Größe

Nietz­sche sagt ein­mal, das Schö­ne an der Grö­ße sei, dass man so vie­les unter sich sehe, wenn man sie erst habe. Der gro­ße Mensch, heißt es nicht zufäl­lig, steht über den Din­gen. Sie rei­chen nicht an ihn her­an – erst recht nicht, wenn sie klein sind. Ein gro­ßer Mensch ist daher auch nicht gleich belei­digt, wenn irgend­je­mand ihn ver­spot­tet oder schlecht über ihn redet. Er lächelt mild dar­über, denn er ist sich sei­ner sicher. Das eben macht den gro­ßen Men­schen aus: Er weiß um sei­nen Wert, um sei­ne Wür­de, sei­ne Ehre. Sie sind mit ihm durch Leid und Schmerz gewach­sen, durch Lie­be und durch Glück. Sie sind die Frucht, bewusst geleb­ten Lebens. Und also braucht er nicht um sie zu fürch­ten, wenn ande­re ihn veralbern.
Wer schnell belei­digt ist oder sich rasch empört, ver­rät, dass sei­ne See­le klein ist. Wer stets um sei­ne Ehre oder sei­ner Wür­de fürch­tet, zeigt damit, dass sie nicht viel wie­gen. Belei­digt­sein ist das Sym­ptom des auf­ge­bläh­ten Egos, das sich bloß künst­lich auf­plus­tert, um sei­ne Unrei­fe, Unsi­cher­heit und Untaug­lich­keit zu ver­tu­schen. Die Glei­chung ist ein­fach und geht immer auf: Je schnel­ler ein Mensch sich belei­digt fühlt, des­to grö­ßer ist sein Ego, des­to klei­ner sei­ner Seele.
Hat man von Jesus je gehört, dass er belei­digt war?
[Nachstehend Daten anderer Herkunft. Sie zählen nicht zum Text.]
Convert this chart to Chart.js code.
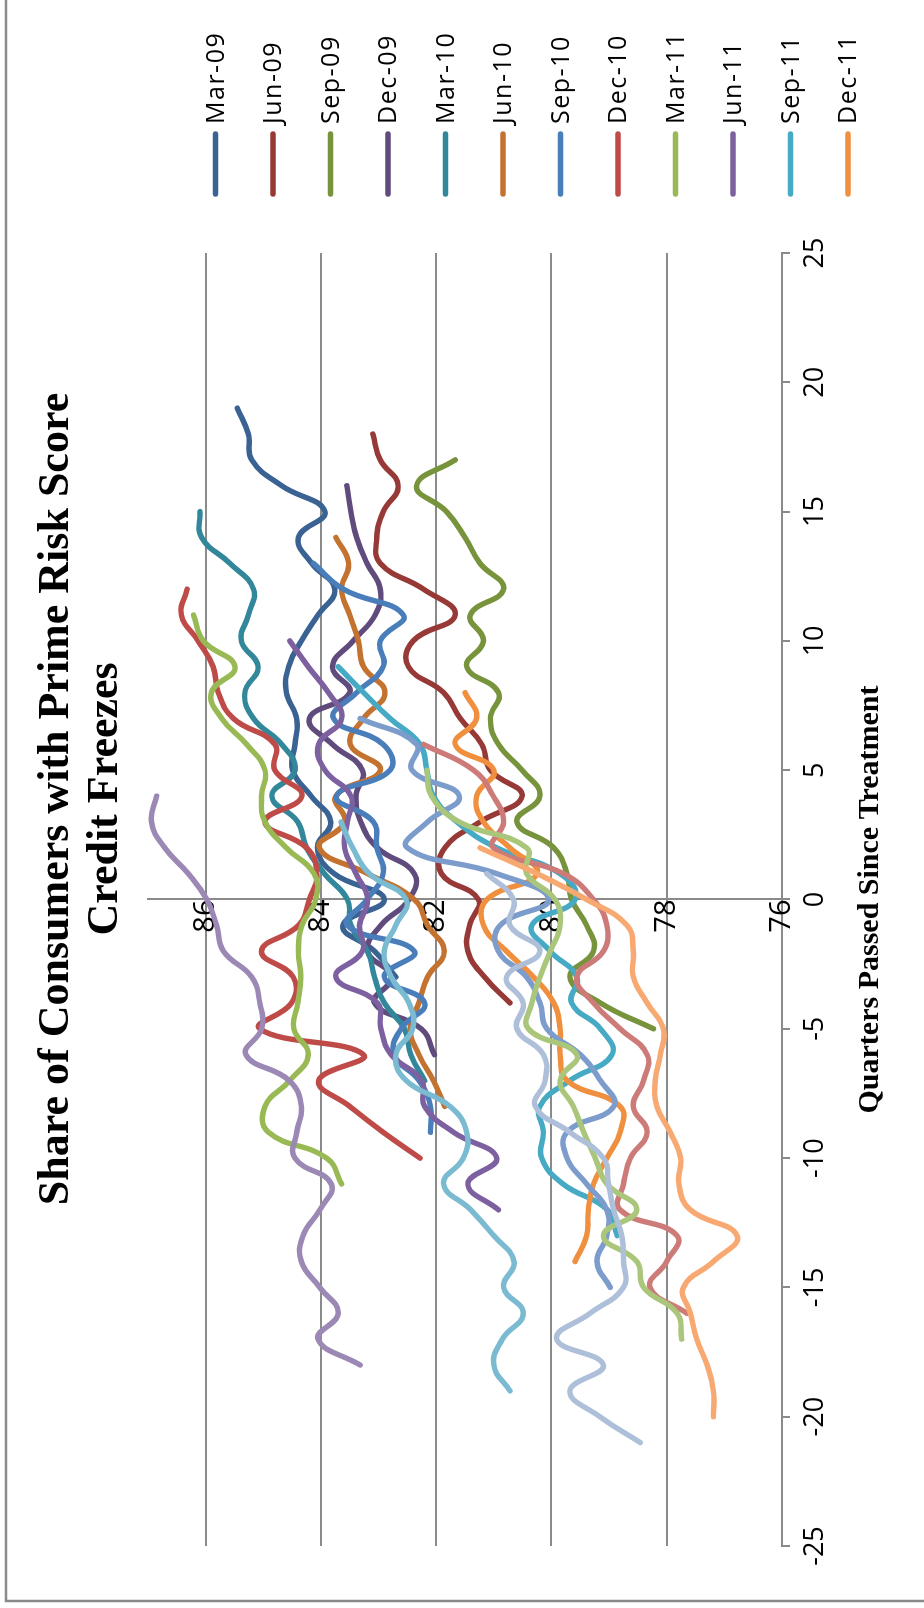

Hat Sokra­tes sich je empört? Ver­spot­tet wur­den bei­de reich­lich. Grund zum Belei­digt­sein gab es für sie genug. Doch ihre See­len waren dafür viel zu groß. Sie waren weit und groß genug, um auch die Albern­hei­ten und Gehäs­sig­kei­ten ande­rer Men­schen zu umfan­gen. »Man muss ein Oze­an sein, um einen schmut­zi­gen Strom auf­neh­men zu kön­nen«, sagt Nietz­sche. Jesus und Sokra­tes waren sol­che Ozeane.
See­len­grö­ße war den Grie­chen eine Tugend. Sie wohnt im Her­zen eines Men­schen, des­sen Ego klein gewor­den ist. Sie atmet eine Luft der Lie­be, nicht der Angst. Sie fürch­tet nicht um ihre Wür­de, weil sie weiß, dass die Wür­de der See­le unan­tast­bar ist. Antast­bar – und zu belei­di­gen – ist nur das Ego, das sich eine Wür­de anmaßt, die ihm gar nicht zukommt. Die gro­ße See­le bangt auch nicht um ihre Ehre, denn ihre Ehre liegt in ihrer Lie­be – und die ist grenzenlos.
Es ist kein gutes Zei­chen unse­rer Zeit, dass alle Welt sich andau­ernd belei­digt fühlt. Mit Nietz­sche möch­te man dann seuf­zen: »Es ist alles so klein gewor­den!« Und sei­en Sie ehr­lich: Wann ist Ihnen zuletzt ein gro­ßer Mensch begeg­net – einer, der lie­bend-lächelnd sich der Welt zuwen­det, sei­ner selbst gewiss und schön? Ach, gäbe es von die­sen Men­schen mehr – und weni­ger der auf­ge­bläh­ten klei­nen Geis­ter, die sich noch nicht ein­mal ent­blö­den, nach dem Staats­an­walt zu rufen, wenn einer sich auf ihre Kos­ten einen Spaß erlaubt.